____ Data shown

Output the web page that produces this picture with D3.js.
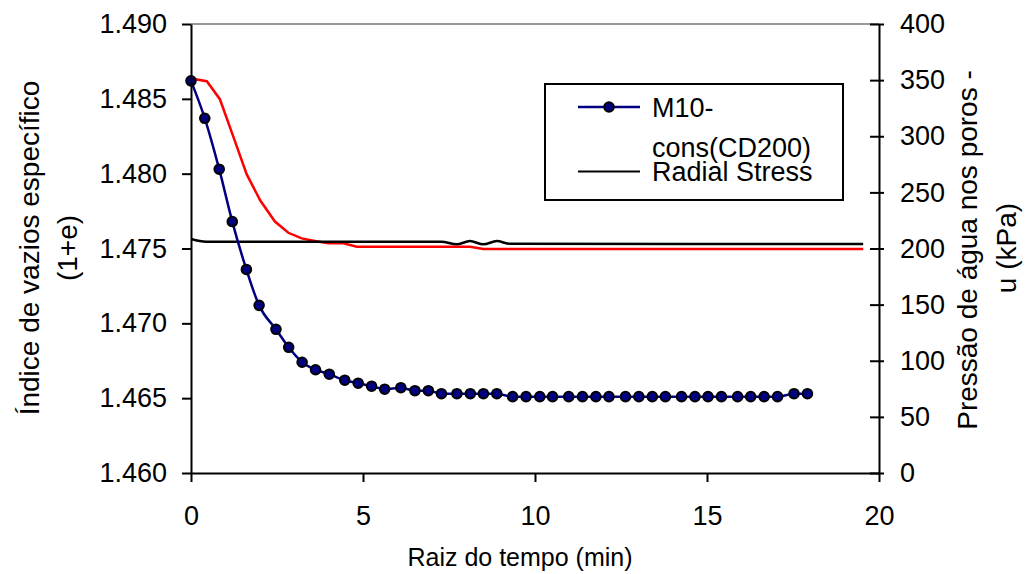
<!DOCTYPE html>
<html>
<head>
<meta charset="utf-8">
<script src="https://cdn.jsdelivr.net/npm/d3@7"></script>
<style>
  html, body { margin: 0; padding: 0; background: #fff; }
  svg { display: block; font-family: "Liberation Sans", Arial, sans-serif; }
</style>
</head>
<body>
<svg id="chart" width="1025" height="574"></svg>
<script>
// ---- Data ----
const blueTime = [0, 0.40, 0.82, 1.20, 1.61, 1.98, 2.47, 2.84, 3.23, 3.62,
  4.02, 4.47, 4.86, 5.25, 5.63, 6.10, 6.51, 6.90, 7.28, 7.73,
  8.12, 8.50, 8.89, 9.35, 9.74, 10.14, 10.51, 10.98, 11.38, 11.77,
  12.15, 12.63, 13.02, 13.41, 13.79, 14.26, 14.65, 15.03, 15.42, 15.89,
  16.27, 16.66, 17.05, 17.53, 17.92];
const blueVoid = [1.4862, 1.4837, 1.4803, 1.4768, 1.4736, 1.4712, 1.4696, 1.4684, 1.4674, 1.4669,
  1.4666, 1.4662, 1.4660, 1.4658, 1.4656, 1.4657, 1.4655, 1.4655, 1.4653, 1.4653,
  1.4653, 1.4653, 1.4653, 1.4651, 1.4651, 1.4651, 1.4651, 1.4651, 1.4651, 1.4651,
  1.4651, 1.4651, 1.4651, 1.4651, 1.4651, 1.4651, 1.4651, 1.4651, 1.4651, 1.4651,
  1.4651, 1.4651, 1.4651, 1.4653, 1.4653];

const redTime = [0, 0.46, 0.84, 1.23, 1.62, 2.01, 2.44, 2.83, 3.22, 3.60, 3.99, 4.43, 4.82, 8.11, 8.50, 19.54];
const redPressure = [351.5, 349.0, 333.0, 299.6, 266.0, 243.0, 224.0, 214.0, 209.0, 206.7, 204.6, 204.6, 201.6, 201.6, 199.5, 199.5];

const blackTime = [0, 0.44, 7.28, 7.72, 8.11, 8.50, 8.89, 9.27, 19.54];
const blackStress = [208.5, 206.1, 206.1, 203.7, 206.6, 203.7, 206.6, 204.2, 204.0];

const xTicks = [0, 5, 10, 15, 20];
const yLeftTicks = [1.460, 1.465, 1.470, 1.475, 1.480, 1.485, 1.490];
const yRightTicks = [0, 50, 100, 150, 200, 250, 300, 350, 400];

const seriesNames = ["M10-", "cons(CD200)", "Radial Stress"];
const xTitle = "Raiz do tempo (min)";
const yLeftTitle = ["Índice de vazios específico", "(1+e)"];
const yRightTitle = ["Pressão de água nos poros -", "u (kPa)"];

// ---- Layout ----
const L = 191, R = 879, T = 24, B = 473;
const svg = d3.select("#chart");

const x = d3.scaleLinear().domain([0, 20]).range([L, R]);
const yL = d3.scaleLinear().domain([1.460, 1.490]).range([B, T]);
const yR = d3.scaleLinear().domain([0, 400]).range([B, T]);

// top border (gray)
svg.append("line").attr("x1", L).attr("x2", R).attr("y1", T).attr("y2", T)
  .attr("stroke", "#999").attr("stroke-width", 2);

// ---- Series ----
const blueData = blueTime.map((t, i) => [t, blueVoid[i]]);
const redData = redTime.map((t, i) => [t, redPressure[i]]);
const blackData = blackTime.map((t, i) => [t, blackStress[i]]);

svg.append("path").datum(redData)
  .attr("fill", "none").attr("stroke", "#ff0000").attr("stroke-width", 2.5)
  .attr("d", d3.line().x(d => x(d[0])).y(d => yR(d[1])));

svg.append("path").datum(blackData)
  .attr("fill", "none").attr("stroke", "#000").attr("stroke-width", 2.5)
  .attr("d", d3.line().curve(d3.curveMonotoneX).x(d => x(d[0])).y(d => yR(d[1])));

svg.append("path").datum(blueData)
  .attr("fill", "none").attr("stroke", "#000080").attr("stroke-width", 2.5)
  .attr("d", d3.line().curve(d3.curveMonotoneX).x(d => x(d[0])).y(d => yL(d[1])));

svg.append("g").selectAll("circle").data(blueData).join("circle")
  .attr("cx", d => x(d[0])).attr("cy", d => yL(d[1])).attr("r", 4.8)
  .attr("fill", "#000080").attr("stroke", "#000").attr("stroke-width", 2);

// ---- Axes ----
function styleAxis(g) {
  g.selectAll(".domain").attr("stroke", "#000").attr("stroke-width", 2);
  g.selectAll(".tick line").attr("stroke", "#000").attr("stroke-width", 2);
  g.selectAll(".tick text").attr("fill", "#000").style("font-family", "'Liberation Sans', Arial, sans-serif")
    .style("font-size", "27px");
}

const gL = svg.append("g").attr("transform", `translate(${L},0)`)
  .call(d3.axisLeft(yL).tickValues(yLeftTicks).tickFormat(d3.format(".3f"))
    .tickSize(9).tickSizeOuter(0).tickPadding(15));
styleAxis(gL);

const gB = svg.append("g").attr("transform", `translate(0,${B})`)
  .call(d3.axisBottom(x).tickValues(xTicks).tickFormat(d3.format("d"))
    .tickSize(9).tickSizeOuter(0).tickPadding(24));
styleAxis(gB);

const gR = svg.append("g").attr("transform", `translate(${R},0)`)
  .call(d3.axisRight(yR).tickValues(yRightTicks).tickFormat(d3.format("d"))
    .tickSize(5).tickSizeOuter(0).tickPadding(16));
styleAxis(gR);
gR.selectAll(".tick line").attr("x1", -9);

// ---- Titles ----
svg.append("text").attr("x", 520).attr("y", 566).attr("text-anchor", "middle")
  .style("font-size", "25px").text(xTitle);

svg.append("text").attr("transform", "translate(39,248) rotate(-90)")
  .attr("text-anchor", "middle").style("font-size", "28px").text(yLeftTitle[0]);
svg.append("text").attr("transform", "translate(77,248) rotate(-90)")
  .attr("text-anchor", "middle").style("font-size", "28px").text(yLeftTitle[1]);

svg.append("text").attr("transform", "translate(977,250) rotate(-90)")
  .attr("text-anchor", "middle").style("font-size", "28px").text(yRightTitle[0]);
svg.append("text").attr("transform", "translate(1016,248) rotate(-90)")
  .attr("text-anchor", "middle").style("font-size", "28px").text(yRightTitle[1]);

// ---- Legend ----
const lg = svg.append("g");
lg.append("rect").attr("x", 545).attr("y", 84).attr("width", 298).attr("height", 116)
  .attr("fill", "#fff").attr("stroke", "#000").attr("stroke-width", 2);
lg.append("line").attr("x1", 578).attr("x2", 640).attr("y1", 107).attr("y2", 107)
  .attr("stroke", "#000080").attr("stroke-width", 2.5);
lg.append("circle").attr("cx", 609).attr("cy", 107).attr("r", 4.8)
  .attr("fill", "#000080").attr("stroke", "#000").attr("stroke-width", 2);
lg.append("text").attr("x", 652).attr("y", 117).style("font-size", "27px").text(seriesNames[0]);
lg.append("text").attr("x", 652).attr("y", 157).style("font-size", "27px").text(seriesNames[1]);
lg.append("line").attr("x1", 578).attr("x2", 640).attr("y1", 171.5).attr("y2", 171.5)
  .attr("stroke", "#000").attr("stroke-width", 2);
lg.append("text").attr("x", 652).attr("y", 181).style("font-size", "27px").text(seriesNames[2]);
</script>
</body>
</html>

________

Repeat the material exactly as it reads, without any of its pictures.

Output the web page that produces this picture with D3.js.
<!DOCTYPE html>
<html>
<head>
<meta charset="utf-8">
<script src="https://cdn.jsdelivr.net/npm/d3@7"></script>
<style>
  html, body { margin: 0; padding: 0; background: #fff; }
  svg { display: block; font-family: "Liberation Sans", Arial, sans-serif; }
</style>
</head>
<body>
<svg id="chart" width="1025" height="574"></svg>
<script>
// ---- Data ----
const blueTime = [0, 0.40, 0.82, 1.20, 1.61, 1.98, 2.47, 2.84, 3.23, 3.62,
  4.02, 4.47, 4.86, 5.25, 5.63, 6.10, 6.51, 6.90, 7.28, 7.73,
  8.12, 8.50, 8.89, 9.35, 9.74, 10.14, 10.51, 10.98, 11.38, 11.77,
  12.15, 12.63, 13.02, 13.41, 13.79, 14.26, 14.65, 15.03, 15.42, 15.89,
  16.27, 16.66, 17.05, 17.53, 17.92];
const blueVoid = [1.4862, 1.4837, 1.4803, 1.4768, 1.4736, 1.4712, 1.4696, 1.4684, 1.4674, 1.4669,
  1.4666, 1.4662, 1.4660, 1.4658, 1.4656, 1.4657, 1.4655, 1.4655, 1.4653, 1.4653,
  1.4653, 1.4653, 1.4653, 1.4651, 1.4651, 1.4651, 1.4651, 1.4651, 1.4651, 1.4651,
  1.4651, 1.4651, 1.4651, 1.4651, 1.4651, 1.4651, 1.4651, 1.4651, 1.4651, 1.4651,
  1.4651, 1.4651, 1.4651, 1.4653, 1.4653];

const redTime = [0, 0.46, 0.84, 1.23, 1.62, 2.01, 2.44, 2.83, 3.22, 3.60, 3.99, 4.43, 4.82, 8.11, 8.50, 19.54];
const redPressure = [351.5, 349.0, 333.0, 299.6, 266.0, 243.0, 224.0, 214.0, 209.0, 206.7, 204.6, 204.6, 201.6, 201.6, 199.5, 199.5];

const blackTime = [0, 0.44, 7.28, 7.72, 8.11, 8.50, 8.89, 9.27, 19.54];
const blackStress = [208.5, 206.1, 206.1, 203.7, 206.6, 203.7, 206.6, 204.2, 204.0];

const xTicks = [0, 5, 10, 15, 20];
const yLeftTicks = [1.460, 1.465, 1.470, 1.475, 1.480, 1.485, 1.490];
const yRightTicks = [0, 50, 100, 150, 200, 250, 300, 350, 400];

const seriesNames = ["M10-", "cons(CD200)", "Radial Stress"];
const xTitle = "Raiz do tempo (min)";
const yLeftTitle = ["Índice de vazios específico", "(1+e)"];
const yRightTitle = ["Pressão de água nos poros -", "u (kPa)"];

// ---- Layout ----
const L = 191, R = 879, T = 24, B = 473;
const svg = d3.select("#chart");

const x = d3.scaleLinear().domain([0, 20]).range([L, R]);
const yL = d3.scaleLinear().domain([1.460, 1.490]).range([B, T]);
const yR = d3.scaleLinear().domain([0, 400]).range([B, T]);

// top border (gray)
svg.append("line").attr("x1", L).attr("x2", R).attr("y1", T).attr("y2", T)
  .attr("stroke", "#999").attr("stroke-width", 2);

// ---- Series ----
const blueData = blueTime.map((t, i) => [t, blueVoid[i]]);
const redData = redTime.map((t, i) => [t, redPressure[i]]);
const blackData = blackTime.map((t, i) => [t, blackStress[i]]);

svg.append("path").datum(redData)
  .attr("fill", "none").attr("stroke", "#ff0000").attr("stroke-width", 2.5)
  .attr("d", d3.line().x(d => x(d[0])).y(d => yR(d[1])));

svg.append("path").datum(blackData)
  .attr("fill", "none").attr("stroke", "#000").attr("stroke-width", 2.5)
  .attr("d", d3.line().curve(d3.curveMonotoneX).x(d => x(d[0])).y(d => yR(d[1])));

svg.append("path").datum(blueData)
  .attr("fill", "none").attr("stroke", "#000080").attr("stroke-width", 2.5)
  .attr("d", d3.line().curve(d3.curveMonotoneX).x(d => x(d[0])).y(d => yL(d[1])));

svg.append("g").selectAll("circle").data(blueData).join("circle")
  .attr("cx", d => x(d[0])).attr("cy", d => yL(d[1])).attr("r", 4.8)
  .attr("fill", "#000080").attr("stroke", "#000").attr("stroke-width", 2);

// ---- Axes ----
function styleAxis(g) {
  g.selectAll(".domain").attr("stroke", "#000").attr("stroke-width", 2);
  g.selectAll(".tick line").attr("stroke", "#000").attr("stroke-width", 2);
  g.selectAll(".tick text").attr("fill", "#000").style("font-family", "'Liberation Sans', Arial, sans-serif")
    .style("font-size", "27px");
}

const gL = svg.append("g").attr("transform", `translate(${L},0)`)
  .call(d3.axisLeft(yL).tickValues(yLeftTicks).tickFormat(d3.format(".3f"))
    .tickSize(9).tickSizeOuter(0).tickPadding(15));
styleAxis(gL);

const gB = svg.append("g").attr("transform", `translate(0,${B})`)
  .call(d3.axisBottom(x).tickValues(xTicks).tickFormat(d3.format("d"))
    .tickSize(9).tickSizeOuter(0).tickPadding(24));
styleAxis(gB);

const gR = svg.append("g").attr("transform", `translate(${R},0)`)
  .call(d3.axisRight(yR).tickValues(yRightTicks).tickFormat(d3.format("d"))
    .tickSize(5).tickSizeOuter(0).tickPadding(16));
styleAxis(gR);
gR.selectAll(".tick line").attr("x1", -9);

// ---- Titles ----
svg.append("text").attr("x", 520).attr("y", 566).attr("text-anchor", "middle")
  .style("font-size", "25px").text(xTitle);

svg.append("text").attr("transform", "translate(39,248) rotate(-90)")
  .attr("text-anchor", "middle").style("font-size", "28px").text(yLeftTitle[0]);
svg.append("text").attr("transform", "translate(77,248) rotate(-90)")
  .attr("text-anchor", "middle").style("font-size", "28px").text(yLeftTitle[1]);

svg.append("text").attr("transform", "translate(977,250) rotate(-90)")
  .attr("text-anchor", "middle").style("font-size", "28px").text(yRightTitle[0]);
svg.append("text").attr("transform", "translate(1016,248) rotate(-90)")
  .attr("text-anchor", "middle").style("font-size", "28px").text(yRightTitle[1]);

// ---- Legend ----
const lg = svg.append("g");
lg.append("rect").attr("x", 545).attr("y", 84).attr("width", 298).attr("height", 116)
  .attr("fill", "#fff").attr("stroke", "#000").attr("stroke-width", 2);
lg.append("line").attr("x1", 578).attr("x2", 640).attr("y1", 107).attr("y2", 107)
  .attr("stroke", "#000080").attr("stroke-width", 2.5);
lg.append("circle").attr("cx", 609).attr("cy", 107).attr("r", 4.8)
  .attr("fill", "#000080").attr("stroke", "#000").attr("stroke-width", 2);
lg.append("text").attr("x", 652).attr("y", 117).style("font-size", "27px").text(seriesNames[0]);
lg.append("text").attr("x", 652).attr("y", 157).style("font-size", "27px").text(seriesNames[1]);
lg.append("line").attr("x1", 578).attr("x2", 640).attr("y1", 171.5).attr("y2", 171.5)
  .attr("stroke", "#000").attr("stroke-width", 2);
lg.append("text").attr("x", 652).attr("y", 181).style("font-size", "27px").text(seriesNames[2]);
</script>
</body>
</html>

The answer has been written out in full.